ABCニュースが、「金持ち父さん貧乏父さん」の著者ロバート・キヨサキ氏に挑戦した。誰でもキヨサキ氏の言うように、本当に金持ちになれるのだろうか?スタート資金は1000ドル、そして制限時間は20日間の設定で、3人が実験に参加した。先ずメンバーを紹介しよう。広告会社勤務のシェリルさん、建築会社に務めるジュリーさん、そしてカウンセラーのジェームズさんだ。
集まった3人を前に、キヨサキ氏は話し始める。「あなた方の中で、誰が最も起業家としての才能があるかをテストしたいと思います。与えられた20日間で、手持ち資金の1000ドルを増やしてください。方法は、あなたが自分で決めてください。もちろん、法に違反するやり方はダメです。それから、もう一つ約束してほしいことは、だれにもABCニュースが主催者であることを言わないでください。」
説明が終わり3人が去った後、キヨサキ氏はABCニュースにこう語った。「一人も利益を上げられないかもしれませんが、それは決して不思議なことではありません。ひょっとしたら、全資金を失うこともありえるでしょう。こんなことは言いたくないのですが、ビジネスを始める人たちの90%が失敗します。ですから、私はいつもこう強調しています。きびしい現実を恐れて何もしないことは、成功を避けているのと同じです。」
シェリルさんは、非営利団体のために資金集めをすることにした。集まった資金の一部を、手数料として受け取ろうという作戦だ。ジェームズさんはキャンディーを売ることにした。箱に詰めたキャンディーを学校において、売上を学校と分けるやり方だ。ジュリーさんは、頭痛薬や胃腸薬用の自動販売機を売ることにした。自動販売機は安くない。そのため、ジュリーさんは更に自己資金の1000ドルを足すことになった。
制限時間の半分、10日が経過した。困ったことに、ジュリーさんには注文した自動販売機がまだ届かない。イライラするジュリーさんに、キヨサキ氏はこう語った。「あと10日しか残っていないのに、こんな状態では絶望的ですね。」この言葉は意外だった。ジュリーさんは言う。「キヨサキ氏は、具体的なことを何ひとつ教えてくれません。私が知りたいのは、効果的なセールス方法です。」
ジェームズ氏はわずかな利益を上げたが、その全額を慈善組織に寄付してしまった。
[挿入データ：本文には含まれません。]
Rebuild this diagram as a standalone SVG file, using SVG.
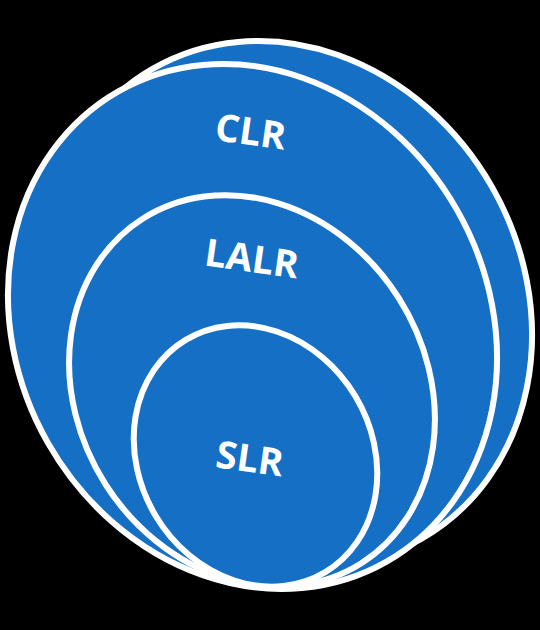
<svg xmlns="http://www.w3.org/2000/svg" width="540" height="630" viewBox="0 0 540 630">
<style>
.ring{fill:#1570C5;stroke:#FFFFFF;stroke-width:6}
.lbl{fill:#FFFFFF;font-family:"Open Sans","Liberation Sans",sans-serif;font-weight:bold;font-size:38px;text-anchor:middle;dominant-baseline:central}
</style>
<rect width="540" height="630" fill="#000000"/>
<g id="back">
<ellipse class="ring" cx="287.5" cy="303.5" rx="235.4" ry="270.7" transform="rotate(-29.7 287.5 303.5)"/>
</g>
<g id="clr">
<ellipse class="ring" cx="252.5" cy="326.5" rx="235.4" ry="270.7" transform="rotate(-29.7 252.5 326.5)"/>
<text class="lbl" x="251" y="130" transform="rotate(8 251 130)">CLR</text>
</g>
<g id="lalr">
<ellipse class="ring" cx="252" cy="391" rx="173.7" ry="204" transform="rotate(-32.4 252 391)"/>
<text class="lbl" x="252" y="257" transform="rotate(8 252 257)">LALR</text>
</g>
<g id="slr">
<ellipse class="ring" cx="255.5" cy="456" rx="116.4" ry="135.5" transform="rotate(-31 255.5 456)"/>
<text class="lbl" x="250" y="457" transform="rotate(8 250 457)">SLR</text>
</g>
<g id="connectors"/>
</svg>
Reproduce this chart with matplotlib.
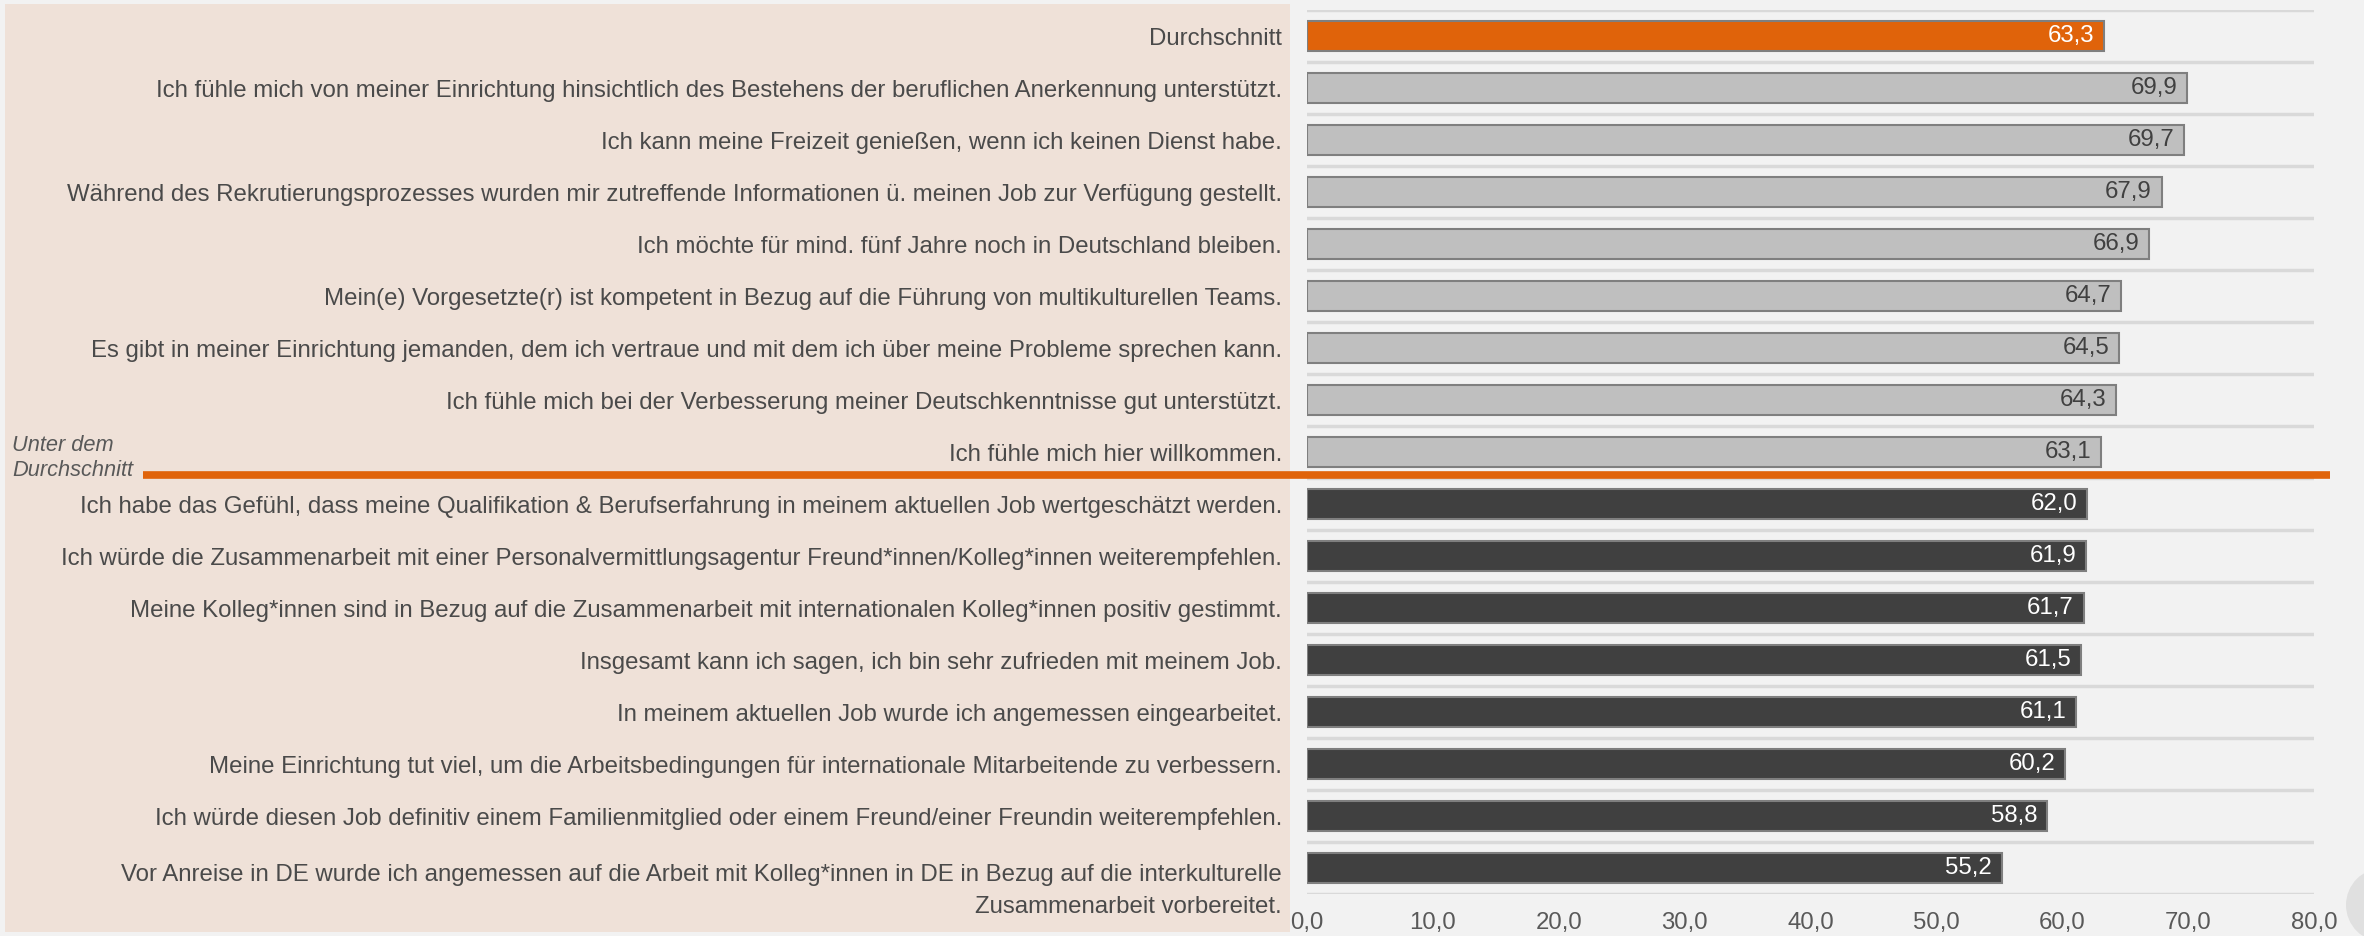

ジェームズさんに、キヨサキ氏はこんな発言をした。「なぜそんなことをしたのですか?先ず自分が利益を確保することが肝心です。あなたは優先順序を間違っています。」シェリルさんにも、キヨサキ氏はきびしい言葉を放った。「もっと積極的に宣伝をしなければダメです。あなたのビジネスは、非常事態に直面しています。いいですか、チャンスは一度しかないのですよ。」
最終結果を見てみよう。ジュリーさんは、自動販売機を一台も売ることができなかった。キヨサキ氏は、ジュリーさんの非現実的なビジネスを批判した。ジェームズ氏は540ドルの儲けがあったが、全てを慈善組織に寄付した。シェリルさんは243ドルの利益が手元に残った。
ジュリーさんの言うように、キヨサキ氏は具体的なことを参加者に教えることはなかった。ABCニュースは、単刀直入にキヨサキ氏に質問した。「あなたの本からは、いったい何を学ぶことができるのですか?」返って来た答えはこれだ。「仕事を辞めないで、パートタイムでビジネスを始めてください。そして何度も失敗を繰り返してください。」